* _WHAT YOU HAVE TO DO_
Lift out, unaltered, the lines of the material below between the line holding "Recreate this image" and the line holding "(tr) at (426.7,7.3);", counting both.

* _DATA SHOWN_

###

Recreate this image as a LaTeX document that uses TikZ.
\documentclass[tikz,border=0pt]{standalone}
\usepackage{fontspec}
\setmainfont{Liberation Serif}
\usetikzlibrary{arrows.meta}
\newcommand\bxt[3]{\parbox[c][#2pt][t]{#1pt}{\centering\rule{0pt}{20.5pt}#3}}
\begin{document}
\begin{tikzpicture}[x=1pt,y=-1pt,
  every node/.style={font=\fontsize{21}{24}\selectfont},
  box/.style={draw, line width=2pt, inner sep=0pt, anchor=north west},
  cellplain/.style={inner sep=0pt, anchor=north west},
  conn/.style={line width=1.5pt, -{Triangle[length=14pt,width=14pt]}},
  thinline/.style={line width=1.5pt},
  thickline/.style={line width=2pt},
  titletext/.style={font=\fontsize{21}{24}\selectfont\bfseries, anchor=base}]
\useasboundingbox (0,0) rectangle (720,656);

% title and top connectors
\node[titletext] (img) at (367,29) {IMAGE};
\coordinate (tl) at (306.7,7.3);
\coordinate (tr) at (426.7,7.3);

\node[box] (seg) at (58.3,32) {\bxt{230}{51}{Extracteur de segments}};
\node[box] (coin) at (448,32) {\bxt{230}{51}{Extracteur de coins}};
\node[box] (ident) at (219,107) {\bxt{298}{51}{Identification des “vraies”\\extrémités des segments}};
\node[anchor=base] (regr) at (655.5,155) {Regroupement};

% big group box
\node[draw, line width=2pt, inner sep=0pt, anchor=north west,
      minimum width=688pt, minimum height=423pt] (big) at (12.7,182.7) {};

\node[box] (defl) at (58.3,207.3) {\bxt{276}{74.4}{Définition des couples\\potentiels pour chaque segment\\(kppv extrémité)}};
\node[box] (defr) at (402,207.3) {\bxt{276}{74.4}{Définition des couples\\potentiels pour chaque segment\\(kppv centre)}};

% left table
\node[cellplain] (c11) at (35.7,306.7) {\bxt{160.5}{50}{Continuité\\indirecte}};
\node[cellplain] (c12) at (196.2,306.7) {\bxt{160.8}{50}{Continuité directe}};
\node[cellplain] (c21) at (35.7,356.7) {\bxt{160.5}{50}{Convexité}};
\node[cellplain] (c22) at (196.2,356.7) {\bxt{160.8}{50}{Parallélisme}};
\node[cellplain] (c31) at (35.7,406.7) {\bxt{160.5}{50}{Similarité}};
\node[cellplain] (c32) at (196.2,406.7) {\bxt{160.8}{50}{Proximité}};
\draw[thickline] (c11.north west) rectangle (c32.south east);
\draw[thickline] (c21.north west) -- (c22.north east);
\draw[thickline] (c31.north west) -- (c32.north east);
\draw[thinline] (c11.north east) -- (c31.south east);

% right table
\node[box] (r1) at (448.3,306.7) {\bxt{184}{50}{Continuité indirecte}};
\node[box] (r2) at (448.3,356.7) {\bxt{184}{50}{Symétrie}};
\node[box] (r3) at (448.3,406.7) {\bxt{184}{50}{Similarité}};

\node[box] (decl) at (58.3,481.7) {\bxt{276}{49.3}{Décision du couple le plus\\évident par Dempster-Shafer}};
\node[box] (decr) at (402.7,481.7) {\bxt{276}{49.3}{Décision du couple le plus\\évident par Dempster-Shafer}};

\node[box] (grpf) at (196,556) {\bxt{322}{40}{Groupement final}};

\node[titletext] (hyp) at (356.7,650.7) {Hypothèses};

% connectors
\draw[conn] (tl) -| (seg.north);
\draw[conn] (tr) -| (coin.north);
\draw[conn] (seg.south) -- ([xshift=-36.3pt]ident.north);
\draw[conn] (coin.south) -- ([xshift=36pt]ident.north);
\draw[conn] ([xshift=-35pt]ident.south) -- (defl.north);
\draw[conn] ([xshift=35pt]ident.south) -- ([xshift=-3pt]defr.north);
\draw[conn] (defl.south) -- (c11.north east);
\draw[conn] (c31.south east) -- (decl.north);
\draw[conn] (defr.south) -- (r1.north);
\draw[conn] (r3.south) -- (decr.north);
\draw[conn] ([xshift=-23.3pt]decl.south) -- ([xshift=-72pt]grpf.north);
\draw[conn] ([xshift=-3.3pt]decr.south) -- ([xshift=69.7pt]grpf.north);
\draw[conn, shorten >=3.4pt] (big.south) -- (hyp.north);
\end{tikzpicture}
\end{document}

###

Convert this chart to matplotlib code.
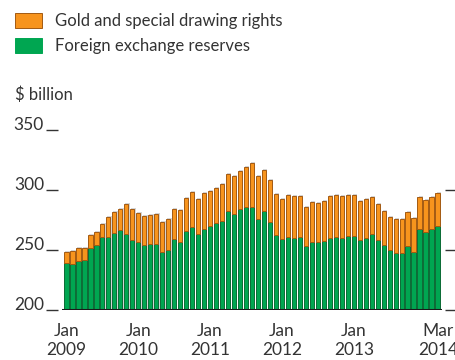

###

* _TASK RESPONSE_
Recreate this image as a LaTeX document that uses TikZ.
\documentclass[tikz,border=0pt]{standalone}
\usepackage{fontspec}
\setmainfont{Liberation Serif}
\usetikzlibrary{arrows.meta}
\newcommand\bxt[3]{\parbox[c][#2pt][t]{#1pt}{\centering\rule{0pt}{20.5pt}#3}}
\begin{document}
\begin{tikzpicture}[x=1pt,y=-1pt,
  every node/.style={font=\fontsize{21}{24}\selectfont},
  box/.style={draw, line width=2pt, inner sep=0pt, anchor=north west},
  cellplain/.style={inner sep=0pt, anchor=north west},
  conn/.style={line width=1.5pt, -{Triangle[length=14pt,width=14pt]}},
  thinline/.style={line width=1.5pt},
  thickline/.style={line width=2pt},
  titletext/.style={font=\fontsize{21}{24}\selectfont\bfseries, anchor=base}]
\useasboundingbox (0,0) rectangle (720,656);

% title and top connectors
\node[titletext] (img) at (367,29) {IMAGE};
\coordinate (tl) at (306.7,7.3);
\coordinate (tr) at (426.7,7.3);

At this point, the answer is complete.